WHAT THE EXERCISE ASKS:
Print, please, exactly and only the lines between the line holding "Write a Python" and the line holding "ax.set_ylim(-0.2, 4.22)", inclusive, omitting any pictures.

Code that draws figures:
********************

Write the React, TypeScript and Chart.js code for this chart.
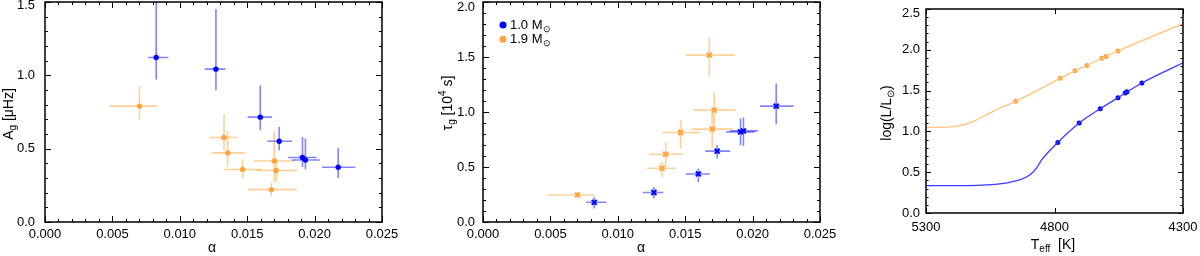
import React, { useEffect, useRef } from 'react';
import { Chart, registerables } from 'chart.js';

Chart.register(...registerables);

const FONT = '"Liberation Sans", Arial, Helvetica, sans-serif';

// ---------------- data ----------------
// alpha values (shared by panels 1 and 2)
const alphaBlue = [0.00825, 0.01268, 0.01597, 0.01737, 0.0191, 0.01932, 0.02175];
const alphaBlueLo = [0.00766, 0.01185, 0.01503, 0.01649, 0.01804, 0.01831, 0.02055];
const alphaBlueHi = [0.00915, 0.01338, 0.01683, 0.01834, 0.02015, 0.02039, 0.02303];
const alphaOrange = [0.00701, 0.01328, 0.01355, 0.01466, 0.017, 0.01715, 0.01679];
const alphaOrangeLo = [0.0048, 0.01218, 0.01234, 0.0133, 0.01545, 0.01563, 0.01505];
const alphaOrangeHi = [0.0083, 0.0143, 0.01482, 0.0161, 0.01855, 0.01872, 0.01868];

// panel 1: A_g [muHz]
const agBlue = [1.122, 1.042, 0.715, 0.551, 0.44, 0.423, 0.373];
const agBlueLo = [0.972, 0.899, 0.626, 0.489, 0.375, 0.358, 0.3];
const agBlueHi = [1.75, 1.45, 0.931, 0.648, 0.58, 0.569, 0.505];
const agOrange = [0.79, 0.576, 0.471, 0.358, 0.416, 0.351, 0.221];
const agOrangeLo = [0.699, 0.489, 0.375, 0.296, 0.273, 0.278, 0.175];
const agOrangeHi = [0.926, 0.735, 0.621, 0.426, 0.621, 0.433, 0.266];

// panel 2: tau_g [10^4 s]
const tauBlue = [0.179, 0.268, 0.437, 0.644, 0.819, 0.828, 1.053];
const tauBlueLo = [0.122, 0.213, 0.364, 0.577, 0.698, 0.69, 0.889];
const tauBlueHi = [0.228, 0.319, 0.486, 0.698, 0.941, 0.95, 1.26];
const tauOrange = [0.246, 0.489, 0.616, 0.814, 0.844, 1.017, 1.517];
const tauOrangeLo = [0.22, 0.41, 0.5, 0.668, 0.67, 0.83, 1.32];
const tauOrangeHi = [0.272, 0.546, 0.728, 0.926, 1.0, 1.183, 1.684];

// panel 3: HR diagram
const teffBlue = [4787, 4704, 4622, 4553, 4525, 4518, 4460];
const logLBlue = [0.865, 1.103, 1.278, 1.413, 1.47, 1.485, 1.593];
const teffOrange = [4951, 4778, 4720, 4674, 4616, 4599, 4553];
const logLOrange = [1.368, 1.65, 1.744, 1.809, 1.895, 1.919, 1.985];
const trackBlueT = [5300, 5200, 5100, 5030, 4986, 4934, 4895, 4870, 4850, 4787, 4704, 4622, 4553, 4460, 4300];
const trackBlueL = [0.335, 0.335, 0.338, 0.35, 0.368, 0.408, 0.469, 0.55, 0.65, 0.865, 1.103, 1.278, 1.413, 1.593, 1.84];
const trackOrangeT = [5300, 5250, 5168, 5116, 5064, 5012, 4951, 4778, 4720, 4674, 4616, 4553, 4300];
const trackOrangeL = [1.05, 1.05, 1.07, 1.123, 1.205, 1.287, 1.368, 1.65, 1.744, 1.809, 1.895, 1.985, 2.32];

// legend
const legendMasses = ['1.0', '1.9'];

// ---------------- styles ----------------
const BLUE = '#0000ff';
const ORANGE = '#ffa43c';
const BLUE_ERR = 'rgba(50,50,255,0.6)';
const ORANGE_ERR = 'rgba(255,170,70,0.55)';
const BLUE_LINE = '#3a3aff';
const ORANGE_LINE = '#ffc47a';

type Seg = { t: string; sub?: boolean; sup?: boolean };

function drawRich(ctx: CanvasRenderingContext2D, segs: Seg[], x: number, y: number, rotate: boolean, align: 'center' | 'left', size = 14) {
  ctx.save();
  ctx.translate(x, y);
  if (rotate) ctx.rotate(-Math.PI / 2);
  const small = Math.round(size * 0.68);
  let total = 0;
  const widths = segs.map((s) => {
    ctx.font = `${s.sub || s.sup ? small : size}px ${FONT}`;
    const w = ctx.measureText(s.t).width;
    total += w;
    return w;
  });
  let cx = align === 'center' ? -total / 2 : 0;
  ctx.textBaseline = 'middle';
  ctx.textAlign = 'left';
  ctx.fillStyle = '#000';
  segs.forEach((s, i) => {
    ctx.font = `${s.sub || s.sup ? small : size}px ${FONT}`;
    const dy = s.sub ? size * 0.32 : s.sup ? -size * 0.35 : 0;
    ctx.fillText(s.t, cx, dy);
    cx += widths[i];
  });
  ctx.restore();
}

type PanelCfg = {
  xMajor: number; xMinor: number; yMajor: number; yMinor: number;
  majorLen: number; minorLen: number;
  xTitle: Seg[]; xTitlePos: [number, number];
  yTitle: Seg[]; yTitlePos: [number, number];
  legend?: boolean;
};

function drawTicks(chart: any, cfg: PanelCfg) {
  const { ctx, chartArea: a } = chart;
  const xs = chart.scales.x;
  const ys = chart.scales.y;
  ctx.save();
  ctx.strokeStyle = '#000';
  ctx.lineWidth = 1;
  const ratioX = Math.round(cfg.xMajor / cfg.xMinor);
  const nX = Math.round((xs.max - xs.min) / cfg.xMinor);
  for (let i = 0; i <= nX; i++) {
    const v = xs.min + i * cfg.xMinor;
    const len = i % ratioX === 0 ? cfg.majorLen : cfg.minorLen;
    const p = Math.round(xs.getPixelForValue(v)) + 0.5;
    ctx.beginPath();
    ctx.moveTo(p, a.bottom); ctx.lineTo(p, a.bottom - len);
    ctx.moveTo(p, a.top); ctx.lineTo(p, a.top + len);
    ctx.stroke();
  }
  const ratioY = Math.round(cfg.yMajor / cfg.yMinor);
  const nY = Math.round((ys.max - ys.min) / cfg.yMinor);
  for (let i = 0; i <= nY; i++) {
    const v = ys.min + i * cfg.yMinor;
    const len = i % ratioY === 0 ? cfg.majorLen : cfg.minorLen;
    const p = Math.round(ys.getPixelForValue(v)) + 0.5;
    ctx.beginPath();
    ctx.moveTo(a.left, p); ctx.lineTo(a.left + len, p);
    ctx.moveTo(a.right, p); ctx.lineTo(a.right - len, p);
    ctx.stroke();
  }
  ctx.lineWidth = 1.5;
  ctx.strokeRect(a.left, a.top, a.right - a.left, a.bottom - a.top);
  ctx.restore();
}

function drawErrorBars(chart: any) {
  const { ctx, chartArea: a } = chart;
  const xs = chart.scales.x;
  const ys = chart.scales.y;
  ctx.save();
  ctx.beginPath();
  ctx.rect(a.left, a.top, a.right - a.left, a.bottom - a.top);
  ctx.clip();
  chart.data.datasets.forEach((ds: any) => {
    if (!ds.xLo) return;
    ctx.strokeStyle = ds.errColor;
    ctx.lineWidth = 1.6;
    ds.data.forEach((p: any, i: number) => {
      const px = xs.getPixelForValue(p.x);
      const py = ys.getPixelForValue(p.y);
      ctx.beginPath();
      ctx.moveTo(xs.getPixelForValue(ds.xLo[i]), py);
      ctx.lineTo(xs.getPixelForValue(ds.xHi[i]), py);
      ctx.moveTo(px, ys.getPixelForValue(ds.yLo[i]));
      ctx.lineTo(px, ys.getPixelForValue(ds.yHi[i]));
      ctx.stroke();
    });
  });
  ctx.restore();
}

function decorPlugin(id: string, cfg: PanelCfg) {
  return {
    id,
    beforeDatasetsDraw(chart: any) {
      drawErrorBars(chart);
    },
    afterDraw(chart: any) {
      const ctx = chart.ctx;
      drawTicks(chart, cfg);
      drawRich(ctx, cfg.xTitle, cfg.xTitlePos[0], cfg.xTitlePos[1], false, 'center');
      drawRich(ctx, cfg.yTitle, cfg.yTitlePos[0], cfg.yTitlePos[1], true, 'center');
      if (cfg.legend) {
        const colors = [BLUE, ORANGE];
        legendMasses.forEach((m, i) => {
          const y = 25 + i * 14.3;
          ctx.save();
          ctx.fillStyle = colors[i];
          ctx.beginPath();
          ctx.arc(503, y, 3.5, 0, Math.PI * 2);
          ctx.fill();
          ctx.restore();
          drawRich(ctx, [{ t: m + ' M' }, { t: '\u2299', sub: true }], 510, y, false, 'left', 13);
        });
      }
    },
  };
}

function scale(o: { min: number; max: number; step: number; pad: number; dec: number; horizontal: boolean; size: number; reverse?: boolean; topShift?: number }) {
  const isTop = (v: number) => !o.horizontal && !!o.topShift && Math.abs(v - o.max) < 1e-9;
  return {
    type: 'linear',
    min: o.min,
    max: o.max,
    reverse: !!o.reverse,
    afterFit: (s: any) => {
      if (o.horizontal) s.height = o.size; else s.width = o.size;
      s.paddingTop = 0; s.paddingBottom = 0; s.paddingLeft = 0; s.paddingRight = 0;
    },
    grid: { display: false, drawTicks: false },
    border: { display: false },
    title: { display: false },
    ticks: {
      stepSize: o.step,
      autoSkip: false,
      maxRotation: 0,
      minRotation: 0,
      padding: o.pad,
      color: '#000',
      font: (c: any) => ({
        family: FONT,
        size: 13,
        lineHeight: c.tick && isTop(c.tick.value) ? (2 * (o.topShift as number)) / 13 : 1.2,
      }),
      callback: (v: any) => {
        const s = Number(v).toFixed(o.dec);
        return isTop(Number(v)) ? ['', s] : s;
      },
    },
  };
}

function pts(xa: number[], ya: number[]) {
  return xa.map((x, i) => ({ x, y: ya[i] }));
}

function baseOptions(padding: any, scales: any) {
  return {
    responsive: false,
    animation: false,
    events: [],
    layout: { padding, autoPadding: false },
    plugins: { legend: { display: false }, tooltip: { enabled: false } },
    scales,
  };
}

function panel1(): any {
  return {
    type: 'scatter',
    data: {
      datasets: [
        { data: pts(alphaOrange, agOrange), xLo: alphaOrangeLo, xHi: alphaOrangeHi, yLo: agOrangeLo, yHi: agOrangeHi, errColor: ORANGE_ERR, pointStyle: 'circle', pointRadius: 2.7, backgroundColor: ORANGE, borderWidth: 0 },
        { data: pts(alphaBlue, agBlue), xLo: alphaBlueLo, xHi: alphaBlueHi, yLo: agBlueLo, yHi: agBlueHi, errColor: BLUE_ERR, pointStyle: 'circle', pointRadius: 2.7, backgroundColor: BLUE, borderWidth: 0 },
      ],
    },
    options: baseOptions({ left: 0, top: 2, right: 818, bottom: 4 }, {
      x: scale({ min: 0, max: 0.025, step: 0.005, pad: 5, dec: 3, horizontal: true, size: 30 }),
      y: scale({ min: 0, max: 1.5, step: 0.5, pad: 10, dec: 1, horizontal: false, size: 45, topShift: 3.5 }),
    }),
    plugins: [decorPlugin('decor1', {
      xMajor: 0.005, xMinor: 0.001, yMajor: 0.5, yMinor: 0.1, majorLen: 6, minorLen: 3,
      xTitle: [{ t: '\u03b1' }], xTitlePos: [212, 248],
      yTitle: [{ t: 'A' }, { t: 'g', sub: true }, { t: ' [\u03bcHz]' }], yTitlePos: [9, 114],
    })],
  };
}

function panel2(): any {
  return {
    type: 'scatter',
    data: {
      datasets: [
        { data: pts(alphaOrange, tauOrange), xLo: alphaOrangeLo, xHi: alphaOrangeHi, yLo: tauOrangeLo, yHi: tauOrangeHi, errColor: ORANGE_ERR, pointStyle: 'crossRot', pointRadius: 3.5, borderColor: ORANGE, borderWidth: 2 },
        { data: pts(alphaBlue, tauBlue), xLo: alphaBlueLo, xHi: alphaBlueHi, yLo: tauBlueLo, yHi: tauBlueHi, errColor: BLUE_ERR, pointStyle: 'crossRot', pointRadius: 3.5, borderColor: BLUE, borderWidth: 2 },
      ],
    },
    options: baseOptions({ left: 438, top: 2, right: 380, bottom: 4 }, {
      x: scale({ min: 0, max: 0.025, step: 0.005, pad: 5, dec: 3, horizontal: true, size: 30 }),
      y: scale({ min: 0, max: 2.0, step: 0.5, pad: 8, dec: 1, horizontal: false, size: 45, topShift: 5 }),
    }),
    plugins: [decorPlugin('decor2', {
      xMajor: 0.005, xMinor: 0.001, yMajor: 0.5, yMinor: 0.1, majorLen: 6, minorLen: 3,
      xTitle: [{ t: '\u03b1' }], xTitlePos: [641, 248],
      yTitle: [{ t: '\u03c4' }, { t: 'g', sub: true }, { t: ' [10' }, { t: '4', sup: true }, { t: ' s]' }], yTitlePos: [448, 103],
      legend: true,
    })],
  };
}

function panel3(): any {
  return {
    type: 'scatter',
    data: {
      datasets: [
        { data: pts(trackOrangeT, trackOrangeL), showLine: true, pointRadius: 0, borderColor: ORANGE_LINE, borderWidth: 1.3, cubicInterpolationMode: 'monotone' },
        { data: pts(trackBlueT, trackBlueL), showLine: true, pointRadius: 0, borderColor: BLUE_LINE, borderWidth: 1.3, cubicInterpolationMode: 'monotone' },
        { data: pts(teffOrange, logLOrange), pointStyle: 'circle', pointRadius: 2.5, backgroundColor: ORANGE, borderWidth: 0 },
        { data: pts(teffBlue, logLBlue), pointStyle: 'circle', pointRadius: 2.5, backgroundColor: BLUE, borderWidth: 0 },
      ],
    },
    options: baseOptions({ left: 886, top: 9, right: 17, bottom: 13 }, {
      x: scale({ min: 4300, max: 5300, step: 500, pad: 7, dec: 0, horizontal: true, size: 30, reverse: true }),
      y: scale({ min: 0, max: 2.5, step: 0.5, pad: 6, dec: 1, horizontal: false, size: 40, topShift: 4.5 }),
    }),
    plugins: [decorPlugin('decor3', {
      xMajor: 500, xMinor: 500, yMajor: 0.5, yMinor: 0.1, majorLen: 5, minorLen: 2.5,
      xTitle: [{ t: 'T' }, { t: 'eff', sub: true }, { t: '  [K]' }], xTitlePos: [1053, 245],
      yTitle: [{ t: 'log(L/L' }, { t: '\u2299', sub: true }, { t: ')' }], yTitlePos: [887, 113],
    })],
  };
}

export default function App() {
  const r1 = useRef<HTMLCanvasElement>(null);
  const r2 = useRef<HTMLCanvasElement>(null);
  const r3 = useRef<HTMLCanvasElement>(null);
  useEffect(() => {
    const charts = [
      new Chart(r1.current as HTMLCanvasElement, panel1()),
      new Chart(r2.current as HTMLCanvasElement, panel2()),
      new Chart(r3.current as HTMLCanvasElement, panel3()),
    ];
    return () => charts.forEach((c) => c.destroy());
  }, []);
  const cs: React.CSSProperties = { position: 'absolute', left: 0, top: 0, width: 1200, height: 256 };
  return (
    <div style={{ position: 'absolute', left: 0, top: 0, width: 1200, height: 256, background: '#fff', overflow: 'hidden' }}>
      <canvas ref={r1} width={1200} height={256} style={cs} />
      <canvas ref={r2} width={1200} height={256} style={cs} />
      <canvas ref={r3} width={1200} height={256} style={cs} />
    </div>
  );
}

********************

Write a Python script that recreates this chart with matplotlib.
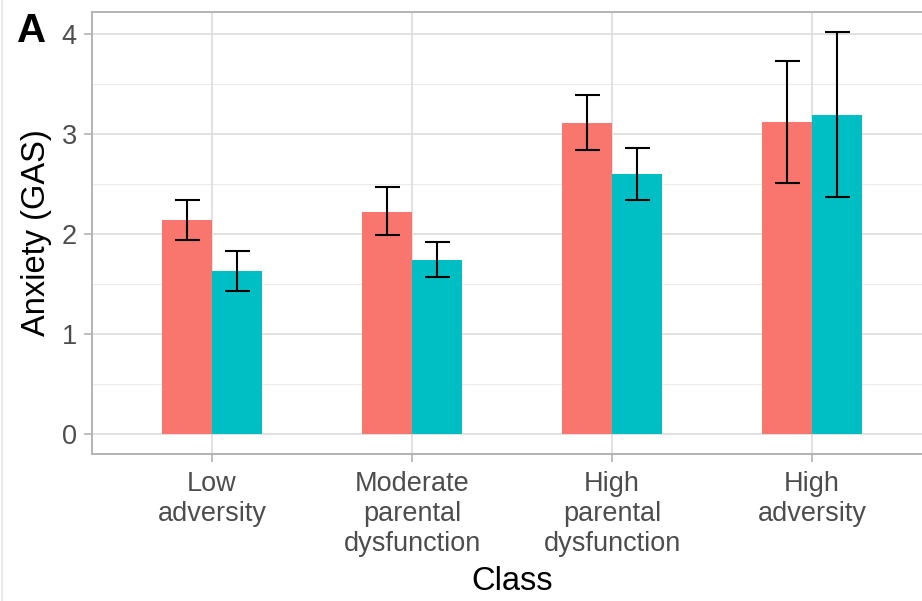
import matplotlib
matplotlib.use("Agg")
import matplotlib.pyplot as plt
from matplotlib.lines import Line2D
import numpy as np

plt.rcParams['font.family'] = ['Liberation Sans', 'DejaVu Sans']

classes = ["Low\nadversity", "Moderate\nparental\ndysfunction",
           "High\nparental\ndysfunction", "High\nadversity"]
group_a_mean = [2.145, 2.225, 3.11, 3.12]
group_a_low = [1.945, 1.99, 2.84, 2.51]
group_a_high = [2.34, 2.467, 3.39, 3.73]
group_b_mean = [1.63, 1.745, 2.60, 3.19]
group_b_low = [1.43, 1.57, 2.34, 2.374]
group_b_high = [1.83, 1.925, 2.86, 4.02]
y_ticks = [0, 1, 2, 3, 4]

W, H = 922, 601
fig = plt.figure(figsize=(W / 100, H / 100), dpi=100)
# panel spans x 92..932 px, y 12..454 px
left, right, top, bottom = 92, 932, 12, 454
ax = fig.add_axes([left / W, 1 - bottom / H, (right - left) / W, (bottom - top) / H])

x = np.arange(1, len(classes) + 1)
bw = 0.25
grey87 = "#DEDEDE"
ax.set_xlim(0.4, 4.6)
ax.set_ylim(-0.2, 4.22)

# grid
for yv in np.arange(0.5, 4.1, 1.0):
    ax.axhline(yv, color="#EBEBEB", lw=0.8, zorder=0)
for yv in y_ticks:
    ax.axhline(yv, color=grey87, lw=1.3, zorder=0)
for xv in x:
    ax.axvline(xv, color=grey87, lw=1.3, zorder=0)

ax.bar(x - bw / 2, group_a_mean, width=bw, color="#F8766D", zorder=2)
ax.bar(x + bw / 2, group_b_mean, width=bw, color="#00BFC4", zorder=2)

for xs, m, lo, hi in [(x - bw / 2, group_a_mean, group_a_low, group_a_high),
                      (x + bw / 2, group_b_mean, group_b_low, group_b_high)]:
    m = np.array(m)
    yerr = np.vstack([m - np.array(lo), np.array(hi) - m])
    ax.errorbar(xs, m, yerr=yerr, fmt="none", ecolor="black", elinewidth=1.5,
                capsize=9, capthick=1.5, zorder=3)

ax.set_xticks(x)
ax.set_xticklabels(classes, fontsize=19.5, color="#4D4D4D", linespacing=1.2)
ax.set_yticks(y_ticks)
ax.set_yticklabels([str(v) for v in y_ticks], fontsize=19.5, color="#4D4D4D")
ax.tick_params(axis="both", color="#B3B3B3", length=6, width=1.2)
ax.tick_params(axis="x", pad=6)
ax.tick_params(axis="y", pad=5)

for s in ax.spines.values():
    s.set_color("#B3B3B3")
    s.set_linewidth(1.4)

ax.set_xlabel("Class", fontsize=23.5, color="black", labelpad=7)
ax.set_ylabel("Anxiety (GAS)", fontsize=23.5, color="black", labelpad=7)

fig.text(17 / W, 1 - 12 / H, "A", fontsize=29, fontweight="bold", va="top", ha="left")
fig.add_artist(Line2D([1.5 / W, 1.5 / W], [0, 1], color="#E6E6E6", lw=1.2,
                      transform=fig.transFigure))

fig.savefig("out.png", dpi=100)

********************

RESULT BELOW:
Write a Python script that recreates this chart with matplotlib.
import matplotlib
matplotlib.use("Agg")
import matplotlib.pyplot as plt
from matplotlib.lines import Line2D
import numpy as np

plt.rcParams['font.family'] = ['Liberation Sans', 'DejaVu Sans']

classes = ["Low\nadversity", "Moderate\nparental\ndysfunction",
           "High\nparental\ndysfunction", "High\nadversity"]
group_a_mean = [2.145, 2.225, 3.11, 3.12]
group_a_low = [1.945, 1.99, 2.84, 2.51]
group_a_high = [2.34, 2.467, 3.39, 3.73]
group_b_mean = [1.63, 1.745, 2.60, 3.19]
group_b_low = [1.43, 1.57, 2.34, 2.374]
group_b_high = [1.83, 1.925, 2.86, 4.02]
y_ticks = [0, 1, 2, 3, 4]

W, H = 922, 601
fig = plt.figure(figsize=(W / 100, H / 100), dpi=100)
# panel spans x 92..932 px, y 12..454 px
left, right, top, bottom = 92, 932, 12, 454
ax = fig.add_axes([left / W, 1 - bottom / H, (right - left) / W, (bottom - top) / H])

x = np.arange(1, len(classes) + 1)
bw = 0.25
grey87 = "#DEDEDE"
ax.set_xlim(0.4, 4.6)
ax.set_ylim(-0.2, 4.22)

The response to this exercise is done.